Two Clubhouse personalities were signed by Endeavor to talent representation contracts: Nait Jones and NYU Girls Roasting Tech Guys.

Other social audio apps like Discord Stage Channels, Facebook Live Audio Rooms, Reddit Talk, Fanbase, Slack Huddles, Spotify Greenroom, Telegram Voice Chats, and Twitter Spaces all directly compete with Clubhouse.

==Criticism==
===Privacy===
Clubhouse records audio in the virtual rooms to support incident investigations. When a discussion is reported of violating Clubhouse's rules, the audio of the associated room will be reviewed by staff. In the absence of a report, the room's recording is automatically deleted when the session ends. Clubhouse does not explicitly explain the review process.

In April 2021, an SQL database with 1.3 million Clubhouse user records was published on a hacker forum. It contained real names, social media usernames, and other account information. Clubhouse issued a statement on the incident on social media, stating that they did not experience a breach of their systems. The company stated that the data is already accessible to the public and can be accessed by anyone through their application or API.

===Censorship===
In February 2021, China banned Clubhouse. Before the ban, Clubhouse attracted a significant amount of Chinese users to discuss various topics. This included politically sensitive topics, such as protests in Hong Kong and the political status of Taiwan, which became the main reason for the ban. In early March 2021, the UAE reportedly throttled access to the app, making access in the country impossible. Later, mid-month, Oman blocked Clubhouse for not having a proper license to operate. Jordan also blocked the app for conducting sensitive conversations late that month.

===Controversy===
The Clubhouse Guidelines forbid the recording, transcription, reproduction, or sharing of conversations without explicit permission. This has been a source of controversy as cases of bullying, harassment, and racism, such as antisemitism, have occurred on the app. Numerous incidents of antisemitism have been reported.

===Hate rallies===
Clubhouse is known to harbor various hate rallies, including those spreading antisemitism, Islamophobia, Hinduphobia, and incel ideology. In May 2021, actor LaKeith Stanfield found himself moderating a room where some users shared antisemitic viewpoints. Complaints were also made in September 2020 and April 2021. Following her anti-Muslim remarks in a room hosted by a PR consultant, far-right Internet personality Laura Loomer was suspended for Islamophobia.

=== Access issues and regional availability ===

Some users have reported difficulties accessing the service from certain countries, including Iran and Nigeria. Reports from users indicate that while the application remains available for download through the Google Play Store in some regions, some users have experienced problems creating new accounts, completing SMS verification, or logging into existing accounts.

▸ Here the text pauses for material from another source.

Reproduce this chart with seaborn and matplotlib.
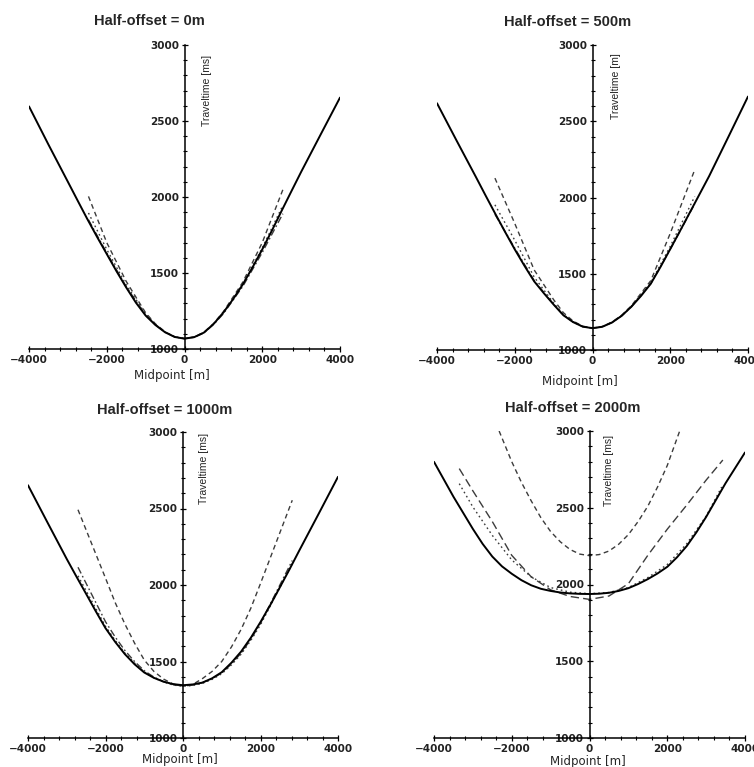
import matplotlib
matplotlib.use('Agg')
import matplotlib.pyplot as plt
import seaborn as sns
from matplotlib.ticker import MultipleLocator

sns.set_theme(style='white')
plt.rcParams['font.family'] = ['DejaVu Sans']

# midpoint positions [m] for the exact traveltime curves
x_exact = [-4000, -3500, -3000, -2750, -2500, -2250, -2000, -1750, -1500, -1250, -1000,
           -750, -500, -250, 0, 250, 500, 750,
           1000, 1250, 1500, 1750, 2000, 2250, 2500, 2750, 3000, 3500, 4000]

# exact traveltimes [ms], one list per half-offset
exact_0 = [2596, 2345, 2100, 1977, 1855, 1738, 1625, 1512, 1405, 1305, 1220,
           1158, 1110, 1079, 1068, 1078, 1108, 1165,
           1240, 1328, 1425, 1537, 1655, 1780, 1910, 2038, 2165, 2410, 2654]
exact_500 = [2618, 2375, 2135, 2013, 1893, 1775, 1660, 1552, 1450, 1372, 1298,
             1228, 1183, 1153, 1143, 1152, 1180, 1224,
             1284, 1355, 1435, 1545, 1662, 1780, 1900, 2020, 2140, 2400, 2662]
exact_1000 = [2652, 2410, 2170, 2055, 1942, 1828, 1718, 1628, 1548, 1482, 1428,
              1393, 1368, 1352, 1345, 1350, 1362, 1390,
              1430, 1492, 1565, 1655, 1758, 1868, 1985, 2103, 2225, 2465, 2707]
exact_2000 = [2799, 2572, 2362, 2265, 2182, 2118, 2070, 2028, 1995, 1972, 1958,
              1948, 1942, 1939, 1938, 1940, 1946, 1958,
              1976, 2003, 2035, 2072, 2115, 2177, 2250, 2340, 2440, 2660, 2860]

# approximations, half-offset 0 m
x_appr_0 = [-2470, -2000, -1500, -1000, -750, -500, -250, 0, 250, 500, 750, 1000, 1500, 2000, 2530]
appr_0_a = [2004, 1700, 1445, 1238, 1166, 1113, 1080, 1069, 1079, 1110, 1168, 1245, 1440, 1700, 2048]
appr_0_b = [1895, 1655, 1422, 1230, 1162, 1112, 1080, 1069, 1078, 1108, 1165, 1238, 1425, 1665, 1945]
appr_0_c = [1850, 1632, 1410, 1224, 1160, 1111, 1079, 1068, 1077, 1106, 1162, 1232, 1412, 1635, 1890]

# approximations, half-offset 500 m
x_appr_500 = [-2510, -2000, -1500, -1000, -750, -500, -250, 0, 250, 500, 750, 1000, 1500, 2000, 2630]
appr_500_a = [2127, 1830, 1525, 1330, 1245, 1190, 1156, 1145, 1154, 1183, 1228, 1290, 1455, 1765, 2182]
appr_500_b = [1952, 1720, 1478, 1308, 1233, 1186, 1154, 1144, 1153, 1181, 1226, 1287, 1442, 1680, 2007]
appr_500_c = [1890, 1668, 1455, 1300, 1229, 1184, 1153, 1143, 1152, 1180, 1224, 1283, 1435, 1660, 1958]

# approximations, half-offset 1000 m
x_appr_1000 = [-2710, -2000, -1750, -1500, -1250, -1000, -750, -500, -250, 0,
               250, 500, 750, 1000, 1250, 1500, 1750, 2000, 2820]
appr_1000_a = [2492, 2045, 1885, 1745, 1620, 1510, 1435, 1385, 1352, 1340,
               1350, 1388, 1435, 1500, 1595, 1710, 1848, 2010, 2554]
appr_1000_b = [2116, 1760, 1660, 1572, 1500, 1440, 1398, 1368, 1348, 1340,
               1346, 1362, 1388, 1425, 1484, 1555, 1645, 1750, 2160]
appr_1000_c = [2060, 1730, 1638, 1555, 1490, 1432, 1394, 1366, 1346, 1338,
               1343, 1357, 1383, 1420, 1478, 1548, 1638, 1740, 2140]

# approximations, half-offset 2000 m
x_appr_2000_a = [-2325, -2000, -1750, -1500, -1250, -1000, -750, -500, -250, 0,
                 250, 500, 750, 1000, 1250, 1500, 1750, 2000, 2320]
appr_2000_a = [3000, 2800, 2665, 2545, 2435, 2345, 2278, 2228, 2198, 2188,
               2195, 2218, 2262, 2325, 2410, 2510, 2635, 2775, 3000]
x_appr_2000_b = [-3350, -3000, -2500, -2000, -1500, -1000, -500, 0, 500, 1000, 1500, 2000, 2500, 3000, 3430]
appr_2000_b = [2755, 2610, 2410, 2190, 2050, 1965, 1922, 1903, 1925, 2005, 2190, 2360, 2517, 2680, 2811]
x_appr_2000_c = [-3350, -3000, -2500, -2000, -1500, -1000, -500, 0, 500, 1000, 1500, 2000, 2500, 3000, 3400]
appr_2000_c = [2657, 2505, 2320, 2160, 2050, 1980, 1950, 1940, 1948, 1980, 2045, 2130, 2265, 2445, 2635]

W, H = 754, 767
fig = plt.figure(figsize=(W / 100, H / 100), dpi=100)

GREY = '#3c3c3c'
SHORT = (0, (3.5, 2.5))
DOT = (0, (1.2, 2.2))
DASHDOT = (0, (5, 2, 1.2, 2))
LONG = (0, (6, 3))

panels = [
    dict(box=(29, 340, 45, 349), title='Half-offset = 0m', title_xy=(149, 21),
         ylab='Traveltime [ms]', ylab_xy=(584, 2935), xlab_xy=(172, 375),
         exact=exact_0,
         appr=[(x_appr_0, appr_0_a, SHORT), (x_appr_0, appr_0_b, DOT), (x_appr_0, appr_0_c, DASHDOT)]),
    dict(box=(437, 748, 45, 350), title='Half-offset = 500m', title_xy=(568, 22),
         ylab='Traveltime [m]', ylab_xy=(617, 2944), xlab_xy=(580, 382),
         exact=exact_500,
         appr=[(x_appr_500, appr_500_a, SHORT), (x_appr_500, appr_500_b, DOT), (x_appr_500, appr_500_c, DASHDOT)]),
    dict(box=(28, 338, 432, 738), title='Half-offset = 1000m', title_xy=(165, 410),
         ylab='Traveltime [ms]', ylab_xy=(540, 2993), xlab_xy=(180, 760),
         exact=exact_1000,
         appr=[(x_appr_1000, appr_1000_a, SHORT), (x_appr_1000, appr_1000_b, DASHDOT), (x_appr_1000, appr_1000_c, DOT)]),
    dict(box=(434, 745, 431, 738), title='Half-offset = 2000m', title_xy=(573, 408),
         ylab='Traveltime [ms]', ylab_xy=(490, 2977), xlab_xy=(588, 762),
         exact=exact_2000,
         appr=[(x_appr_2000_a, appr_2000_a, SHORT), (x_appr_2000_b, appr_2000_b, LONG), (x_appr_2000_c, appr_2000_c, DOT)]),
]

for p in panels:
    l, r, t, b = p['box']
    ax = fig.add_axes([l / W, 1 - b / H, (r - l) / W, (b - t) / H])
    ax.set_facecolor('none')

    for xs, ys, ls in p['appr']:
        sns.lineplot(x=xs, y=ys, ax=ax, color=GREY, linewidth=1.0, linestyle=ls,
                     estimator=None, sort=False)
    sns.lineplot(x=x_exact, y=p['exact'], ax=ax, color='black', linewidth=1.4,
                 estimator=None, sort=False)

    ax.set_xlim(-4000, 4000)
    ax.set_ylim(1000, 3000)
    ax.spines['left'].set_position(('data', 0))
    ax.spines['top'].set_visible(False)
    ax.spines['right'].set_visible(False)
    for s in ('left', 'bottom'):
        ax.spines[s].set_color('black')
        ax.spines[s].set_linewidth(1.1)

    ax.xaxis.set_major_locator(MultipleLocator(2000))
    ax.xaxis.set_minor_locator(MultipleLocator(400))
    ax.yaxis.set_major_locator(MultipleLocator(500))
    ax.yaxis.set_minor_locator(MultipleLocator(100))
    ax.tick_params(which='major', direction='inout', length=5, width=0.9, color='black',
                   labelsize=7.5, labelcolor='#222222')
    ax.tick_params(which='minor', direction='inout', length=3, width=0.8, color='black')
    ax.tick_params(axis='x', which='both', bottom=True, pad=2)
    ax.tick_params(axis='y', which='both', left=True, pad=1.5)
    for lab in ax.get_xticklabels() + ax.get_yticklabels():
        lab.set_fontweight('bold')
        lab.set_family('DejaVu Sans')
    ax.set_xlabel('')
    ax.set_ylabel('')
    ax.grid(False)

    ax.text(p['ylab_xy'][0], p['ylab_xy'][1], p['ylab'], rotation=90, ha='center', va='top',
            fontsize=7.5, family=['Liberation Sans Narrow', 'Liberation Sans'])

    tx, ty = p['title_xy']
    fig.text(tx / W, 1 - ty / H, p['title'], ha='center', va='center', fontsize=10.5,
             fontweight='bold', family=['Liberation Sans', 'DejaVu Sans'])
    mx, my = p['xlab_xy']
    fig.text(mx / W, 1 - my / H, 'Midpoint [m]', ha='center', va='center', fontsize=8.5)

fig.savefig('out.png', dpi=100)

Several users have reported authentication-related issues in app store reviews. Users from Nigeria and Iran have described cases where SMS verification codes were delayed or not received, preventing account creation or login. Other reviewers have reported that updates have negatively affected their user experience, with some describing changes as a downgrade from previous versions.

Similar complaints have appeared on online discussion platforms, including Reddit, where users have reported difficulties signing in and accessing their accounts. The developers have not publicly provided a detailed explanation for these reports, and some users have stated that contacting customer support has been difficult.